WRITTEN PROBLEM :: Return the full listing exactly as it is written.

== INFORMATION SHOWN ==

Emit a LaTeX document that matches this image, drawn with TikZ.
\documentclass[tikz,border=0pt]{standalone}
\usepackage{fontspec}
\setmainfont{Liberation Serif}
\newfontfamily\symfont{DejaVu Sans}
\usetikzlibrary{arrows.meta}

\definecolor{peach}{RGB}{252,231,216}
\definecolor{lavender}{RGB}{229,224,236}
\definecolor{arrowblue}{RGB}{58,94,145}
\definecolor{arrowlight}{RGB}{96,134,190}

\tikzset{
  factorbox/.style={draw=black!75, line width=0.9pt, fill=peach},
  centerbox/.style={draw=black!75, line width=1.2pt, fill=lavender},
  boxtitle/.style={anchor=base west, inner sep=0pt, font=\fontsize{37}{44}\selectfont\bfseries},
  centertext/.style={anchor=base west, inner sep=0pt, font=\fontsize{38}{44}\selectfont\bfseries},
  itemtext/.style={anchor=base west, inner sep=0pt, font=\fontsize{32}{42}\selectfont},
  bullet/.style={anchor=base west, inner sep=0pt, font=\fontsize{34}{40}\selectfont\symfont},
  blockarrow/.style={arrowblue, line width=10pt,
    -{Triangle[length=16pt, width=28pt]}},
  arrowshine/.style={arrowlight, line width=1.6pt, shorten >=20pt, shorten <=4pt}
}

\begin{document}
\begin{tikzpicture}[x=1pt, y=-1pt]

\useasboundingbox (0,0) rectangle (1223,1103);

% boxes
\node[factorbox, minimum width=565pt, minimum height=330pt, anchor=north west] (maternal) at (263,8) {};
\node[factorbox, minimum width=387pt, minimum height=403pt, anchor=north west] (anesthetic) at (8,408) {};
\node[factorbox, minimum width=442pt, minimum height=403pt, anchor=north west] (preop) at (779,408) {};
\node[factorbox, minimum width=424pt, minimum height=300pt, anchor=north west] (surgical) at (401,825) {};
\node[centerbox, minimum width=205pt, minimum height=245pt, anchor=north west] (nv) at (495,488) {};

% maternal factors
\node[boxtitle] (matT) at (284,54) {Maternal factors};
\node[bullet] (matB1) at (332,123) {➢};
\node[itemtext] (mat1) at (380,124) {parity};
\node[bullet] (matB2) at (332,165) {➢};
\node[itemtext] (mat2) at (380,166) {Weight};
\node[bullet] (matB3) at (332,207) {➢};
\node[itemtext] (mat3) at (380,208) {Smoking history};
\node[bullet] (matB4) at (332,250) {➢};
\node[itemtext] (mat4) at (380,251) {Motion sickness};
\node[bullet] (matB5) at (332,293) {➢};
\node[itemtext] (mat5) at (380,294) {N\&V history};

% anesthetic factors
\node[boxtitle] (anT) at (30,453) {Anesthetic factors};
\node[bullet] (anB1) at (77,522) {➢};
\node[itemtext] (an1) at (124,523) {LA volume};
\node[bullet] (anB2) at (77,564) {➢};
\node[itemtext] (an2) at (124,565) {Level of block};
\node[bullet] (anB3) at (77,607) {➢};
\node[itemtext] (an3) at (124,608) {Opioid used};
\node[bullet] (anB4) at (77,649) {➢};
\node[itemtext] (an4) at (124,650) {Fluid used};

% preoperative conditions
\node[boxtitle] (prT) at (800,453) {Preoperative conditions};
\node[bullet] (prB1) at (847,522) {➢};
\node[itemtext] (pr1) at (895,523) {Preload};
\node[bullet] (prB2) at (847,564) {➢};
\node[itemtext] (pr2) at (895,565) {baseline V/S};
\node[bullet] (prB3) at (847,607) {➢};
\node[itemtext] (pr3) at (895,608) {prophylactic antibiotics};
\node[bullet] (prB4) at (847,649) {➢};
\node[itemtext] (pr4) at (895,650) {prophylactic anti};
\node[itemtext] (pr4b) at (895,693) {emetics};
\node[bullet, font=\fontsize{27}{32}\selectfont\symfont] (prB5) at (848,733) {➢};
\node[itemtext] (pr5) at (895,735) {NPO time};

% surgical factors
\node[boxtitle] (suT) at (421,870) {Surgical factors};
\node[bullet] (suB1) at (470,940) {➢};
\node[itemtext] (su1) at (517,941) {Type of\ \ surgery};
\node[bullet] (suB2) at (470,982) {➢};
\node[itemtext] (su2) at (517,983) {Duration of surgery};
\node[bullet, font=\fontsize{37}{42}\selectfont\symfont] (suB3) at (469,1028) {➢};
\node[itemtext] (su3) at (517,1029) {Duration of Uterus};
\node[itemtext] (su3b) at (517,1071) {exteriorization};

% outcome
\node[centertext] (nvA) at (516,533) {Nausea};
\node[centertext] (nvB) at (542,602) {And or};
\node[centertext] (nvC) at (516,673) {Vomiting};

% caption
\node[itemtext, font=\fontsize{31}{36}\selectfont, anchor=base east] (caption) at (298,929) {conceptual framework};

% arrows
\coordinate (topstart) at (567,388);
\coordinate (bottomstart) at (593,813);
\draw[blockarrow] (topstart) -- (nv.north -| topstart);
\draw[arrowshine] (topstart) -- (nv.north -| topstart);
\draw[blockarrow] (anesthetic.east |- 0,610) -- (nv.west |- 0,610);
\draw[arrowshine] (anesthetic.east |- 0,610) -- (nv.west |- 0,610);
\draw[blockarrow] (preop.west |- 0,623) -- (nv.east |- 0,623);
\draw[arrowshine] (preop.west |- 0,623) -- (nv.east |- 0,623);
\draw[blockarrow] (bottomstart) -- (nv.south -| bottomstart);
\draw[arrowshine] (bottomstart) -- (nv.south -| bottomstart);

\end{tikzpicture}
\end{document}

===

SOLUTION TO THE PROBLEM ::
Emit a LaTeX document that matches this image, drawn with TikZ.
\documentclass[tikz,border=0pt]{standalone}
\usepackage{fontspec}
\setmainfont{Liberation Serif}
\newfontfamily\symfont{DejaVu Sans}
\usetikzlibrary{arrows.meta}

\definecolor{peach}{RGB}{252,231,216}
\definecolor{lavender}{RGB}{229,224,236}
\definecolor{arrowblue}{RGB}{58,94,145}
\definecolor{arrowlight}{RGB}{96,134,190}

\tikzset{
  factorbox/.style={draw=black!75, line width=0.9pt, fill=peach},
  centerbox/.style={draw=black!75, line width=1.2pt, fill=lavender},
  boxtitle/.style={anchor=base west, inner sep=0pt, font=\fontsize{37}{44}\selectfont\bfseries},
  centertext/.style={anchor=base west, inner sep=0pt, font=\fontsize{38}{44}\selectfont\bfseries},
  itemtext/.style={anchor=base west, inner sep=0pt, font=\fontsize{32}{42}\selectfont},
  bullet/.style={anchor=base west, inner sep=0pt, font=\fontsize{34}{40}\selectfont\symfont},
  blockarrow/.style={arrowblue, line width=10pt,
    -{Triangle[length=16pt, width=28pt]}},
  arrowshine/.style={arrowlight, line width=1.6pt, shorten >=20pt, shorten <=4pt}
}

\begin{document}
\begin{tikzpicture}[x=1pt, y=-1pt]

\useasboundingbox (0,0) rectangle (1223,1103);

% boxes
\node[factorbox, minimum width=565pt, minimum height=330pt, anchor=north west] (maternal) at (263,8) {};
\node[factorbox, minimum width=387pt, minimum height=403pt, anchor=north west] (anesthetic) at (8,408) {};
\node[factorbox, minimum width=442pt, minimum height=403pt, anchor=north west] (preop) at (779,408) {};
\node[factorbox, minimum width=424pt, minimum height=300pt, anchor=north west] (surgical) at (401,825) {};
\node[centerbox, minimum width=205pt, minimum height=245pt, anchor=north west] (nv) at (495,488) {};

% maternal factors
\node[boxtitle] (matT) at (284,54) {Maternal factors};
\node[bullet] (matB1) at (332,123) {➢};
\node[itemtext] (mat1) at (380,124) {parity};
\node[bullet] (matB2) at (332,165) {➢};
\node[itemtext] (mat2) at (380,166) {Weight};
\node[bullet] (matB3) at (332,207) {➢};
\node[itemtext] (mat3) at (380,208) {Smoking history};
\node[bullet] (matB4) at (332,250) {➢};
\node[itemtext] (mat4) at (380,251) {Motion sickness};
\node[bullet] (matB5) at (332,293) {➢};
\node[itemtext] (mat5) at (380,294) {N\&V history};

% anesthetic factors
\node[boxtitle] (anT) at (30,453) {Anesthetic factors};
\node[bullet] (anB1) at (77,522) {➢};
\node[itemtext] (an1) at (124,523) {LA volume};
\node[bullet] (anB2) at (77,564) {➢};
\node[itemtext] (an2) at (124,565) {Level of block};
\node[bullet] (anB3) at (77,607) {➢};
\node[itemtext] (an3) at (124,608) {Opioid used};
\node[bullet] (anB4) at (77,649) {➢};
\node[itemtext] (an4) at (124,650) {Fluid used};

% preoperative conditions
\node[boxtitle] (prT) at (800,453) {Preoperative conditions};
\node[bullet] (prB1) at (847,522) {➢};
\node[itemtext] (pr1) at (895,523) {Preload};
\node[bullet] (prB2) at (847,564) {➢};
\node[itemtext] (pr2) at (895,565) {baseline V/S};
\node[bullet] (prB3) at (847,607) {➢};
\node[itemtext] (pr3) at (895,608) {prophylactic antibiotics};
\node[bullet] (prB4) at (847,649) {➢};
\node[itemtext] (pr4) at (895,650) {prophylactic anti};
\node[itemtext] (pr4b) at (895,693) {emetics};
\node[bullet, font=\fontsize{27}{32}\selectfont\symfont] (prB5) at (848,733) {➢};
\node[itemtext] (pr5) at (895,735) {NPO time};

% surgical factors
\node[boxtitle] (suT) at (421,870) {Surgical factors};
\node[bullet] (suB1) at (470,940) {➢};
\node[itemtext] (su1) at (517,941) {Type of\ \ surgery};
\node[bullet] (suB2) at (470,982) {➢};
\node[itemtext] (su2) at (517,983) {Duration of surgery};
\node[bullet, font=\fontsize{37}{42}\selectfont\symfont] (suB3) at (469,1028) {➢};
\node[itemtext] (su3) at (517,1029) {Duration of Uterus};
\node[itemtext] (su3b) at (517,1071) {exteriorization};

% outcome
\node[centertext] (nvA) at (516,533) {Nausea};
\node[centertext] (nvB) at (542,602) {And or};
\node[centertext] (nvC) at (516,673) {Vomiting};

% caption
\node[itemtext, font=\fontsize{31}{36}\selectfont, anchor=base east] (caption) at (298,929) {conceptual framework};

% arrows
\coordinate (topstart) at (567,388);
\coordinate (bottomstart) at (593,813);
\draw[blockarrow] (topstart) -- (nv.north -| topstart);
\draw[arrowshine] (topstart) -- (nv.north -| topstart);
\draw[blockarrow] (anesthetic.east |- 0,610) -- (nv.west |- 0,610);
\draw[arrowshine] (anesthetic.east |- 0,610) -- (nv.west |- 0,610);
\draw[blockarrow] (preop.west |- 0,623) -- (nv.east |- 0,623);
\draw[arrowshine] (preop.west |- 0,623) -- (nv.east |- 0,623);
\draw[blockarrow] (bottomstart) -- (nv.south -| bottomstart);
\draw[arrowshine] (bottomstart) -- (nv.south -| bottomstart);

\end{tikzpicture}
\end{document}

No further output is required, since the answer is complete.